__SHORT TASK__: Among the lines below, count those with "this". Give the total alone.

(Figure scripts)
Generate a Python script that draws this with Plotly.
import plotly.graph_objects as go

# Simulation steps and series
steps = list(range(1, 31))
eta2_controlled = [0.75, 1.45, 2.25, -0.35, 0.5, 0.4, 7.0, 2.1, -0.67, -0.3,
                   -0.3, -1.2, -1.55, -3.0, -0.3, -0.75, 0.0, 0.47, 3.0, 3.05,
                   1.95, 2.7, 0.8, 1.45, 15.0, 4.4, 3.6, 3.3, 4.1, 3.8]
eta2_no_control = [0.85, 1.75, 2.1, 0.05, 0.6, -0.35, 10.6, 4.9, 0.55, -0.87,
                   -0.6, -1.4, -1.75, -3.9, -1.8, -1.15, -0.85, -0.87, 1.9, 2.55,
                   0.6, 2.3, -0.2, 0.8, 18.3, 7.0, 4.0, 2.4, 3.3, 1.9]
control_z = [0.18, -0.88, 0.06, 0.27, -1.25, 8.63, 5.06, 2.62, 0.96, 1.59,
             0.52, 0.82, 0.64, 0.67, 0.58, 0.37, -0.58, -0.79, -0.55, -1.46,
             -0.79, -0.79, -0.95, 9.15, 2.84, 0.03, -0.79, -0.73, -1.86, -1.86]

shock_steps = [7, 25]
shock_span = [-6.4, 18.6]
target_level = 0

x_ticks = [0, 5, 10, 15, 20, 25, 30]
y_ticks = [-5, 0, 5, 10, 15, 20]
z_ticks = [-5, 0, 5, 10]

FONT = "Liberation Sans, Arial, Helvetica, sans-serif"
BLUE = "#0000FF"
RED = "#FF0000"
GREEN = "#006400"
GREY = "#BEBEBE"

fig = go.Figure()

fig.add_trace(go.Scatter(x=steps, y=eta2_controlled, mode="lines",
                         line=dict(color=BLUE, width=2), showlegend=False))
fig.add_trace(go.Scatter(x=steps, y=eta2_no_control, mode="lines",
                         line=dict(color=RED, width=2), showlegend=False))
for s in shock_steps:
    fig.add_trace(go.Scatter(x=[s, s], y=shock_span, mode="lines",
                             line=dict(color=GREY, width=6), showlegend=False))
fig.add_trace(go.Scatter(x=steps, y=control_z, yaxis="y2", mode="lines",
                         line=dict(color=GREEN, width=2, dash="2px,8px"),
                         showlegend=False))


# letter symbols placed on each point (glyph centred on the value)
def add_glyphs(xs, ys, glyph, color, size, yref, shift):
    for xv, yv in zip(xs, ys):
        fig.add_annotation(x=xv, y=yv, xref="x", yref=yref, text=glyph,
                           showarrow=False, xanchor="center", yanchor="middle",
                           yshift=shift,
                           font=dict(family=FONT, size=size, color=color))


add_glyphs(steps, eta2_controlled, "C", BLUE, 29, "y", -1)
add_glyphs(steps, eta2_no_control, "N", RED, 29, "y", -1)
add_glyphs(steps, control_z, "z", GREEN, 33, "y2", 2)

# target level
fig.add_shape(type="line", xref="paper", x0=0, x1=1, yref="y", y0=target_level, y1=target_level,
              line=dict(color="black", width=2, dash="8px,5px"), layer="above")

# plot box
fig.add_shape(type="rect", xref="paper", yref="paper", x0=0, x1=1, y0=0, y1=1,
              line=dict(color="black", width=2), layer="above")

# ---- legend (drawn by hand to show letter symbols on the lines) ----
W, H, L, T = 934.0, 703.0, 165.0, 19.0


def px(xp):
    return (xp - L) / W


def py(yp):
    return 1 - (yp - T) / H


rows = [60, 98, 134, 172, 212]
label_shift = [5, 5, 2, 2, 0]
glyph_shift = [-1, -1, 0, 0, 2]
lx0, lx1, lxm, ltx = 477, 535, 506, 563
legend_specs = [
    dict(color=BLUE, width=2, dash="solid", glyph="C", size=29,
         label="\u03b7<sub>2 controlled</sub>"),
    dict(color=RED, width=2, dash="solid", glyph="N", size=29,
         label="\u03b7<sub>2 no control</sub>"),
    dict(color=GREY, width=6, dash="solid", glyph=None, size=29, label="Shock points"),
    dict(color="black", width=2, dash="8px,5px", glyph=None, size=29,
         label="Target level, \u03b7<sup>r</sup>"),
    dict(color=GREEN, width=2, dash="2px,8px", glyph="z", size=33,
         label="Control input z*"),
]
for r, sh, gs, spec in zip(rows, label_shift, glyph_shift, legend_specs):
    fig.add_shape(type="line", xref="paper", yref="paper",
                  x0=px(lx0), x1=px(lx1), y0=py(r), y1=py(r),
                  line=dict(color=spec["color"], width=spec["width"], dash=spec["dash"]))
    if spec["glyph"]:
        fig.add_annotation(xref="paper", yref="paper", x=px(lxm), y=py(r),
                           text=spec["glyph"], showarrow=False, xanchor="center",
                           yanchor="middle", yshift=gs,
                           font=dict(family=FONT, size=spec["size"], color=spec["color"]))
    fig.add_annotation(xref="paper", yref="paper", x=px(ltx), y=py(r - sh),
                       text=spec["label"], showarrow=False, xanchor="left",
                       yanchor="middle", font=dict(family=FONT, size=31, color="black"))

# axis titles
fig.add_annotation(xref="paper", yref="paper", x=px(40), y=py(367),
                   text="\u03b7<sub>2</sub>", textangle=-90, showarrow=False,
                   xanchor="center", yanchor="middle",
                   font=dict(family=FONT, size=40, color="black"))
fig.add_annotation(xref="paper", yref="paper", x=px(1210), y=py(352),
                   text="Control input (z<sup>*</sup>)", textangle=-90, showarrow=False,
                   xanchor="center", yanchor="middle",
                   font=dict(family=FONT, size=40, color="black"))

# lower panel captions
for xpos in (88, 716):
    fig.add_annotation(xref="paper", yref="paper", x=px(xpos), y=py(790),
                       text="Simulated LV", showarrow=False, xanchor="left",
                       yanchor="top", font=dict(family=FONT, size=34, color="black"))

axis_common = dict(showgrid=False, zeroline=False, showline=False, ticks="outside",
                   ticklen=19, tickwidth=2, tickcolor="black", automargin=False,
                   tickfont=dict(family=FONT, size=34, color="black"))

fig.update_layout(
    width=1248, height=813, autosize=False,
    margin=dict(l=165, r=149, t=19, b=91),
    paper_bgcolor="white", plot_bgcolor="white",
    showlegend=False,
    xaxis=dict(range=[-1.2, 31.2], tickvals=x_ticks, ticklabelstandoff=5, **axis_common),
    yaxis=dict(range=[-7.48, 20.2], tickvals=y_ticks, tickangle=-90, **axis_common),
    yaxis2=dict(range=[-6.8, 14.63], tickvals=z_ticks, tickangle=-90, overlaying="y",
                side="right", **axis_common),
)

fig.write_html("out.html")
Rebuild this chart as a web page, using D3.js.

__EXERCISE OUTPUT__: 2